The configs can be found in the configs directory. Some important config variables are below:

worker_type: corresponds to Taskcluster’s workerType
deployment_namespace: corresponds to deployment’s namespace in Kubernetes and used in the Kubernetes API queries.
deployment_name: corresponds to deployment’s name in Kubernetes and used in the Kubernetes API queries.
max_replicas and min_replicas: set the max and min amount of replicas
avg_task_duration: average task duration. Used in calculations and affects the amount of replicas we spin up.
slo_seconds: (service level objective) how many seconds we tolerate waiting until we start a pending task. For example, with 1 running instance, slo_seconds set to 240 and avg_task_duration set to 60, we don’t spin up new instances until we have more than 4 pending tasks.
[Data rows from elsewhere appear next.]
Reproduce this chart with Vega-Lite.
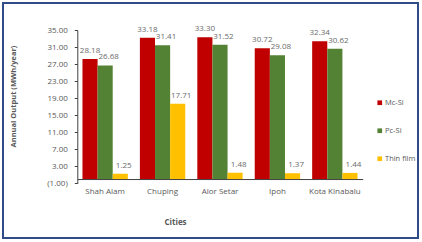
{
  "$schema": "https://vega.github.io/schema/vega-lite/v6.json",
  "width": 415,
  "height": 235,
  "autosize": {"type": "none"},
  "padding": {"left": 3, "top": 3, "right": 4, "bottom": 4},
  "background": "white",
  "config": {
    "view": {"stroke": "#2F4C88", "strokeWidth": 2},
    "font": "Open Sans"
  },
  "data": {
    "values": [
      {"city": "Shah Alam", "type": "Mc-Si", "value": 28.18},
      {"city": "Shah Alam", "type": "Pc-Si", "value": 26.68},
      {"city": "Shah Alam", "type": "Thin film", "value": 1.25},
      {"city": "Chuping", "type": "Mc-Si", "value": 33.18},
      {"city": "Chuping", "type": "Pc-Si", "value": 31.41},
      {"city": "Chuping", "type": "Thin film", "value": 17.71},
      {"city": "Alor Setar", "type": "Mc-Si", "value": 33.30},
      {"city": "Alor Setar", "type": "Pc-Si", "value": 31.52},
      {"city": "Alor Setar", "type": "Thin film", "value": 1.48},
      {"city": "Ipoh", "type": "Mc-Si", "value": 30.72},
      {"city": "Ipoh", "type": "Pc-Si", "value": 29.08},
      {"city": "Ipoh", "type": "Thin film", "value": 1.37},
      {"city": "Kota Kinabalu", "type": "Mc-Si", "value": 32.34},
      {"city": "Kota Kinabalu", "type": "Pc-Si", "value": 30.62},
      {"city": "Kota Kinabalu", "type": "Thin film", "value": 1.44}
    ]
  },
  "encoding": {
    "x": {
      "field": "city",
      "type": "nominal",
      "sort": ["Shah Alam", "Chuping", "Alor Setar", "Ipoh", "Kota Kinabalu"],
      "scale": {"range": [74.3, 359.7], "paddingInner": 0.21, "paddingOuter": 0.09},
      "axis": {
        "title": "Cities",
        "offset": -58.96,
        "labelAngle": 0,
        "ticks": false,
        "labelPadding": 8,
        "labelFontSize": 8,
        "labelColor": "#595959",
        "domainColor": "#404040",
        "domainWidth": 1,
        "titleFontSize": 8,
        "titleFontWeight": "bold",
        "titleColor": "#595959",
        "titleX": 172,
        "titleY": 43.7,
        "titleBaseline": "middle",
        "titleAlign": "center"
      }
    },
    "xOffset": {
      "field": "type",
      "type": "nominal",
      "sort": ["Mc-Si", "Pc-Si", "Thin film"],
      "scale": {"paddingInner": 0, "paddingOuter": 0}
    },
    "y": {
      "field": "value",
      "type": "quantitative",
      "scale": {"domain": [-1, 35], "range": [180.3, 27], "nice": false, "zero": false},
      "axis": {
        "title": "Annual Output (MWh/year)",
        "offset": -74.3,
        "values": [-1, 3, 7, 11, 15, 19, 23, 27, 31, 35],
        "labelExpr": "datum.value < 0 ? '(' + format(-datum.value, '.2f') + ')' : format(datum.value, '.2f')",
        "grid": false,
        "tickSize": 3,
        "tickColor": "#404040",
        "labelPadding": 7,
        "labelFontSize": 8,
        "labelColor": "#595959",
        "domainColor": "#404040",
        "titleFontSize": 7.5,
        "titleFontWeight": "bold",
        "titleColor": "#595959",
        "titleX": -64.3,
        "titleY": 93,
        "titleAngle": -90,
        "titleAlign": "center",
        "titleBaseline": "middle"
      }
    }
  },
  "layer": [
    {
      "mark": {"type": "bar"},
      "encoding": {
        "y2": {"datum": 0},
        "color": {
          "field": "type",
          "type": "nominal",
          "sort": ["Mc-Si", "Pc-Si", "Thin film"],
          "scale": {"domain": ["Mc-Si", "Pc-Si", "Thin film"], "range": ["#C00000", "#548235", "#FFC000"]},
          "legend": {
            "title": null,
            "orient": "none",
            "legendX": 373,
            "legendY": 96,
            "padding": 0,
            "symbolType": "square",
            "symbolSize": 22,
            "symbolStrokeWidth": 0,
            "labelFontSize": 7.5,
            "labelColor": "#595959",
            "labelOffset": 1.5,
            "labelLimit": 60,
            "rowPadding": 19
          }
        }
      }
    },
    {
      "transform": [{"filter": "datum.type === 'Mc-Si'"}],
      "mark": {"type": "text", "baseline": "middle", "dy": -8, "fontSize": 8, "color": "#6B6B6B"},
      "encoding": {"text": {"field": "value", "type": "quantitative", "format": ".2f"}}
    },
    {
      "transform": [{"filter": "datum.type !== 'Mc-Si'"}],
      "mark": {"type": "text", "baseline": "middle", "dy": -8, "dx": 3.5, "fontSize": 8, "color": "#6B6B6B"},
      "encoding": {"text": {"field": "value", "type": "quantitative", "format": ".2f"}}
    }
  ]
}
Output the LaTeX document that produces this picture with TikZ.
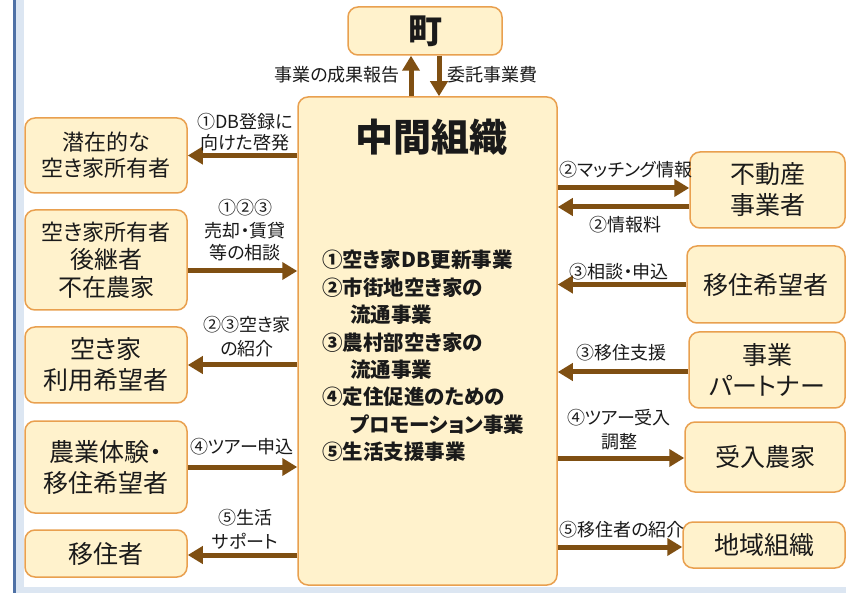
\documentclass[tikz,border=0pt]{standalone}
\usepackage{fontspec}
\setmainfont{Noto Sans CJK JP}[RawFeature=+palt]
\usetikzlibrary{arrows.meta}
\definecolor{boxfill}{HTML}{FFF2CC}
\definecolor{boxline}{HTML}{E9A04F}
\definecolor{arrbrown}{HTML}{7F4F12}
\definecolor{bluel}{HTML}{4F71A6}
\definecolor{bluebg}{HTML}{DCE6F2}
\definecolor{txt}{HTML}{1A1A1A}
\begin{document}
\begin{tikzpicture}[x=1pt,y=-1pt,
 box/.style={draw=boxline, fill=boxfill, line width=1.5pt, rounded corners=10pt, align=center, inner sep=0pt, text=txt},
 bigtxt/.style={font=\fontsize{25}{31}\selectfont},
 arr/.style={draw=arrbrown, line width=5pt, -{Triangle[length=15pt,width=17pt]}},
 lab/.style={align=center, inner sep=0pt, text=txt, font=\fontsize{18}{22}\selectfont},
 li/.style={anchor=base west, inner sep=0pt, font=\bfseries\fontsize{20.5}{24}\selectfont, text=txt}]
\useasboundingbox (0,0) rectangle (846,593);
\fill[white] (0,0) rectangle (846,593);
\fill[bluebg] (16,0) rectangle (24,593);
\fill[bluebg] (16,587) rectangle (846,593);
\fill[bluel] (13,0) rectangle (16,593);

% top and centre
\node[box, minimum width=154pt, minimum height=48pt, font=\bfseries\fontsize{34}{36}\selectfont] (machi) at (425,31) {町};
\node[box, minimum width=259pt, minimum height=488pt] (org) at (427.5,341) {};
\node[font=\bfseries\fontsize{38}{40}\selectfont, inner sep=0pt, text=txt] (orgtitle) at (431,137) {中間組織};
\node[li] (li1) at (322,268) {①空き家DB更新事業};
\node[li] (li2) at (322,295.4) {②市街地空き家の};
\node[li] (li3) at (350,322.8) {流通事業};
\node[li] (li4) at (322,350.2) {③農村部空き家の};
\node[li] (li5) at (350,377.6) {流通事業};
\node[li] (li6) at (322,405) {④定住促進のための};
\node[li] (li7) at (350,432.4) {プロモーション事業};
\node[li] (li8) at (322,459.8) {⑤生活支援事業};

% left boxes
\node[box, minimum width=162pt, minimum height=75pt, font=\fontsize{22}{26}\selectfont] (L1) at (106,155.5) {潜在的な\\空き家所有者};
\node[box, minimum width=162pt, minimum height=100pt, font=\fontsize{24}{28}\selectfont] (L2) at (106,260) {{\fontsize{22}{28}\selectfont 空き家所有者}\\後継者\\不在農家};
\node[box, minimum width=162pt, minimum height=76pt, bigtxt] (L3) at (106,365) {空き家\\利用希望者};
\node[box, minimum width=162pt, minimum height=92pt, bigtxt] (L4) at (106,467) {農業体験・\\移住希望者};
\node[box, minimum width=162pt, minimum height=47pt, bigtxt] (L5) at (106,553.5) {移住者};

% right boxes
\node[box, minimum width=155pt, minimum height=76pt, bigtxt] (R1) at (767.5,190) {不動産\\事業者};
\node[box, minimum width=158pt, minimum height=77pt, bigtxt] (R2) at (766,284.5) {移住希望者};
\node[box, minimum width=156pt, minimum height=76pt, bigtxt] (R3) at (767,370) {事業\\パートナー};
\node[box, minimum width=160pt, minimum height=70pt, bigtxt] (R4) at (765,457) {受入農家};
\node[box, minimum width=162pt, minimum height=46pt, bigtxt] (R5) at (764,545) {地域組織};

% top arrows
\coordinate (up1) at ([xshift=-14pt]machi.south);
\coordinate (dn1) at ([xshift=14pt]machi.south);
\draw[arr] (up1 |- org.north) -- (up1);
\draw[arr] (dn1) -- (dn1 |- org.north);
\node[lab, anchor=east] (t1) at (400,75) {事業の成果報告};
\node[lab, anchor=west] (t2) at (447,75) {委託事業費};

% left arrows
\draw[arr] (org.west |- L1.east) -- (L1.east);
\coordinate (a2) at ([yshift=-11pt]L2.east);
\draw[arr] (a2) -- (a2 -| org.west);
\draw[arr] (org.west |- L3.east) -- (L3.east);
\draw[arr] (L4.east) -- (L4.east -| org.west);
\coordinate (a5) at ([yshift=-1.5pt]L5.east);
\draw[arr] (a5 -| org.west) -- (a5);

\node[lab, font=\fontsize{18}{21}\selectfont] (la1) at (245,132.5) {①DB登録に\\向けた啓発};
\node[lab, font=\fontsize{18}{22.5}\selectfont] (la2) at (245,230.5) {①②③\\売却・賃貸\\等の相談};
\node[lab, font=\fontsize{18}{24}\selectfont] (la3) at (247,337) {②③空き家\\の紹介};
\node[lab] (la4) at (242,447) {④ツアー申込};
\node[lab, font=\fontsize{18}{24}\selectfont] (la5) at (245,529) {⑤生活\\サポート};

% right arrows
\coordinate (r1a) at ([yshift=2pt]R1.west);
\coordinate (r1b) at ([yshift=-17pt]R1.west);
\draw[arr] (r1a -| org.east) -- (r1a);
\draw[arr] (r1b) -- (r1b -| org.east);
\draw[arr] (R2.west) -- (R2.west -| org.east);
\coordinate (r3) at ([yshift=-2pt]R3.west);
\draw[arr] (r3) -- (r3 -| org.east);
\coordinate (r4) at ([yshift=-1pt]R4.west);
\draw[arr] (r4 -| org.east) -- (r4);
\coordinate (r5) at ([yshift=-2pt]R5.west);
\draw[arr] (r5 -| org.east) -- (r5);

\node[lab] (ra1) at (626,170) {②マッチング情報};
\node[lab] (ra2) at (625,225) {②情報料};
\node[lab] (ra3) at (619,272) {③相談・申込};
\node[lab] (ra4) at (621,353) {③移住支援};
\node[lab, font=\fontsize{18}{24}\selectfont] (ra5) at (619,430) {④ツアー受入\\調整};
\node[lab] (ra6) at (622,530) {⑤移住者の紹介};
\end{tikzpicture}
\end{document}
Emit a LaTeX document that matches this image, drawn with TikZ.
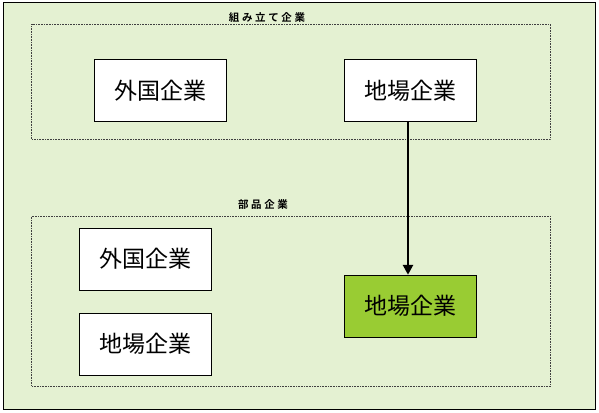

capacity_ratio: a value between 0 and 1, which tells what portion of the pending pool this entry can handle. Used in case we want to use multiple entries for the same worker type in different clusters.

After a change is merged to the master branch, it’s immediately deployed to the dev GCP cluster. In order to deploy the changes to production, you need to merge from master to the production branch. Moreover, in order for the change to have effect in the desired scriptworker(s), a new image for the latter needs to be pushed out to Docker.